I know that tradition dictates a reformed criminal should not support your organisation but I do and have nothing but admiration. So, I know today that morale among the staff at HMP Bedford will be low. So please pass on these words to them. However hard things seem keep going. However, many people that don’t want your help, however many times you get called screw keep going. I have seen the risk you put yourself in and the things you face that the media doesn’t show to the outside world. In all you have been through during the riot remember this that you were there when I needed it the most. You made my time in custody bearable, you looked after me and you helped me change my life for the better and get back to my wife and children. You do a good job and thank you. Many Thanks.

A letter that this individual did not have to send but that speaks volumes. Prison officers and related grades do a brilliant job on behalf of society. They do make difference to people’s lives and help to turn them around as this letter demonstrates. It is not all negative, and for politicians to keep saying our prisons are failing is not exactly true. Our prisons, and those who work in them, are not failing − they have been failed by successive governments; constant interference to satisfy mainly the media who can be tough on crime.

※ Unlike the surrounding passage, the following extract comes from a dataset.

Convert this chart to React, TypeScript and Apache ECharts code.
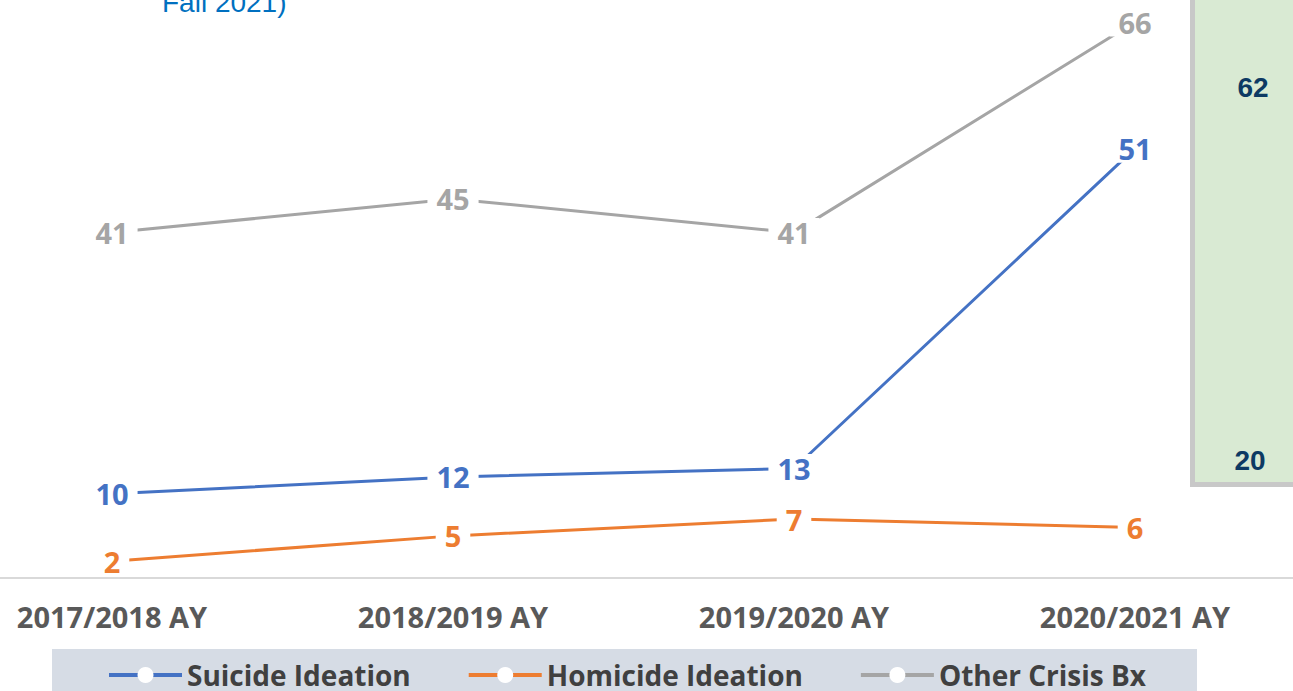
import React, { useEffect, useRef } from "react";
import * as echarts from "echarts";

const categories = ["2017/2018 AY", "2018/2019 AY", "2019/2020 AY", "2020/2021 AY"];
const suicide = [10, 12, 13, 51];
const homicide = [2, 5, 7, 6];
const otherCrisis = [41, 45, 41, 66];
const seriesNames = ["Suicide Ideation", "Homicide Ideation", "Other Crisis Bx"];
const sideValues = ["62", "20"];
const titleFragment = "Fall 2021)";

const BLUE = "#4472C4";
const ORANGE = "#ED7D31";
const GRAY = "#A5A5A5";
const FONT = "'Open Sans', Lato, sans-serif";

export default function App() {
  const ref = useRef<HTMLDivElement>(null);
  useEffect(() => {
    if (!ref.current) return;
    const chart = echarts.init(ref.current, undefined, { renderer: "svg" });
    const mk = (name: string, data: number[], color: string) => ({
      name,
      type: "line",
      data,
      z: 3,
      symbol: "circle",
      symbolSize: 0,
      showSymbol: true,
      lineStyle: { color, width: 3 },
      itemStyle: { color: "#fff" },
      label: {
        show: true,
        position: "inside",
        color,
        fontFamily: FONT,
        fontWeight: "bold",
        fontSize: 29,
        backgroundColor: "#fff",
        padding: [0, 9],
      },
      emphasis: { disabled: true },
    });
    chart.setOption({
      animation: false,
      grid: { left: 112, right: 158, top: 22, bottom: 113 },
      xAxis: {
        type: "category",
        data: categories,
        boundaryGap: false,
        axisLine: { show: false },
        axisTick: { show: false },
        axisLabel: {
          color: "#595959",
          fontFamily: FONT,
          fontWeight: "bold",
          fontSize: 29,
          margin: 24,
        },
      },
      yAxis: { type: "value", min: 0, max: 66, show: false, splitLine: { show: false } },
      legend: {
        data: seriesNames,
        left: 107,
        top: 661,
        itemWidth: 73,
        itemHeight: 20,
        itemGap: 56,
        padding: 0,
        itemStyle: { color: "#fff", borderWidth: 0 },
        lineStyle: { width: 4 },
        textStyle: {
          color: "#404040",
          fontFamily: FONT,
          fontWeight: "bold",
          fontSize: 28,
          lineHeight: 28,
        },
      },
      graphic: [
        {
          type: "line",
          z: 0,
          shape: { x1: 0, y1: 578, x2: 1293, y2: 578 },
          style: { stroke: "#d9d9d9", lineWidth: 2 },
        },
        {
          type: "rect",
          z: -10,
          shape: { x: 52, y: 649, width: 1145, height: 60 },
          style: { fill: "#d6dce5" },
        },
        {
          type: "rect",
          z: 10,
          shape: { x: 1192.5, y: -10, width: 120, height: 494.5 },
          style: { fill: "#d9ead3", stroke: "#c8c8c8", lineWidth: 5 },
        },
        {
          type: "text",
          z: 11,
          x: 1253,
          y: 87,
          style: {
            text: sideValues[0],
            fill: "#0d3a63",
            font: "bold 28px 'Liberation Sans', Arial, sans-serif",
            align: "center",
            verticalAlign: "middle",
          },
        },
        {
          type: "text",
          z: 11,
          x: 1250,
          y: 460,
          style: {
            text: sideValues[1],
            fill: "#0d3a63",
            font: "bold 28px 'Liberation Sans', Arial, sans-serif",
            align: "center",
            verticalAlign: "middle",
          },
        },
        {
          type: "text",
          z: 11,
          x: 162,
          y: 2,
          style: {
            text: titleFragment,
            fill: "#0070C0",
            font: "28px 'Liberation Sans', Arial, sans-serif",
            align: "left",
            verticalAlign: "middle",
          },
        },
      ],
      series: [
        mk(seriesNames[0], suicide, BLUE),
        mk(seriesNames[1], homicide, ORANGE),
        mk(seriesNames[2], otherCrisis, GRAY),
      ],
    });
    return () => chart.dispose();
  }, []);
  return (
    <div
      ref={ref}
      style={{ position: "absolute", left: 0, top: 0, width: 1293, height: 691, background: "#fff" }}
    />
  );
}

Disgraceful newspaper article

Whilst I am referring to the media there was a downmarket newspaper that ran a story that belittled professional prison officers. A newspaper that belongs to the Murdoch empire, which I would encourage the membership not to buy and follow the lead of the citizens of Liverpool. They suggested that “guards” fled and then went on to say “warders” were terrified and ran away and riot police restored order. In fact, they were wrong on every count in the disgraceful article.

Firstly, there is no such thing as ‘warders’ that terminology went out in the 1920s when it was recognised that the role of prison staff was much more professionalised and the term ‘prison officer’ was brought in.

There is no such employment in the Prison Service for ‘guards’ and the riot police that he referred to was in actual fact, prison officers restoring order in a professional manner that we do so often these days.

I don’t expect to get an apology from that newspaper who openly supports the Conservative Government. By writing in that manner, they are attempting to smear hardworking prison officers and belittle them by using such outdated language that does not reflect the professionalism of the job that our members do.

Challenges

As yet, I have never heard the employer, or indeed the Secretary of State, condemn when we are referred to as guards, warders, screws etc. We will scrutinise everything in the White Paper on reform. We will hold our respective employers and the Secretary of State accountable when our health and safety is placed in jeopardy with policy designed to do so. We will continue to do the job to a high standard, as is common practise, even against the backdrop of these vicious budget cuts that are responsible for the crisis the service finds itself in.

Going into 2017, we will face many more challenges, which I believe, united, we can come out of the long, dark tunnel that we have been submerged in.

I hope all POA members and their families remain safe and that you all have a healthy and prosperous 2017.